Over periods of time, gold has demonstrated its value as a worthwhile investment, particularly in 2024 when it surged to $2,295, new all-time highs. There are a number of reasons for this increase in interest in gold investments. The allure of gold as a financial risk hedge and safe haven investment has been highlighted by inflation as well as other economic worries including high interest rates and market volatility.
Furthermore, the enduring allure of gold as a safe haven asset continues to attract investors seeking stability amid economic turbulence. Its role as a store of wealth remains unchallenged, bolstered by its intrinsic value, scarcity, and universal acceptance.
Portfolio diversification remains a key strategy for investors, and gold’s low correlation with traditional financial assets offers a compelling reason to include it in investment portfolios. Additionally, global economic stability concerns, fuelled by geopolitical tensions and currency fluctuations, further enhance gold’s appeal as a strategic investment choice.

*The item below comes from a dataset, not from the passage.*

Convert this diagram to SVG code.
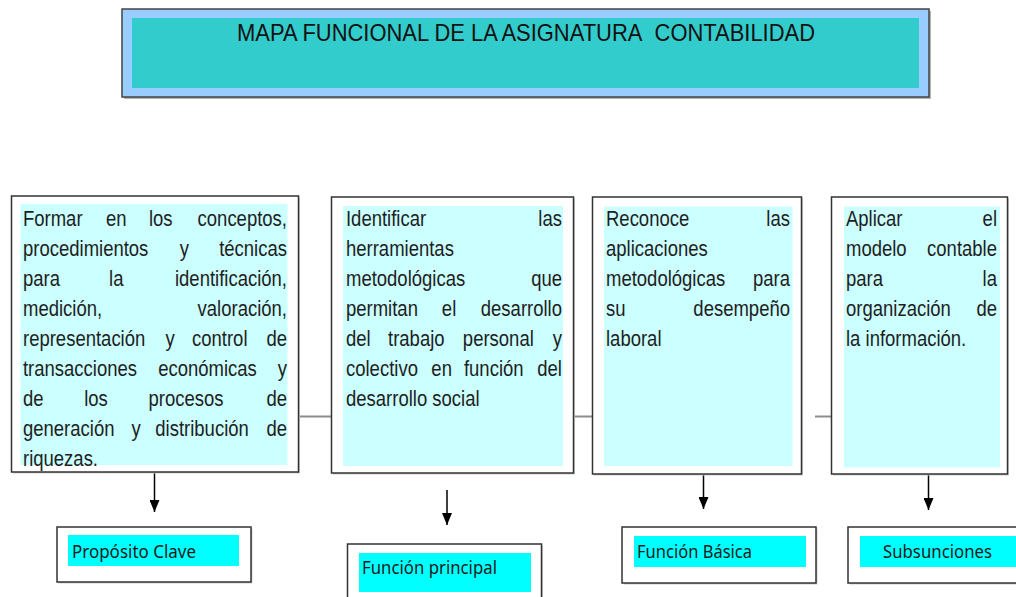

The recent history of gold prices following significant geopolitical events, such as the example of Hamas rocket attacks in 2023, highlights the metal’s responsiveness to crises, solidifying its reputation as a safe haven asset.
In conclusion, the bottom line driving people to invest in gold in 2024 are multifaceted and underscore the metal’s enduring relevance in investment strategies. Whether as a hedge against inflation, a diversification tool, a safe haven asset, or a store of wealth, gold continues to attract investors seeking stability and long-term value preservation in uncertain economic times.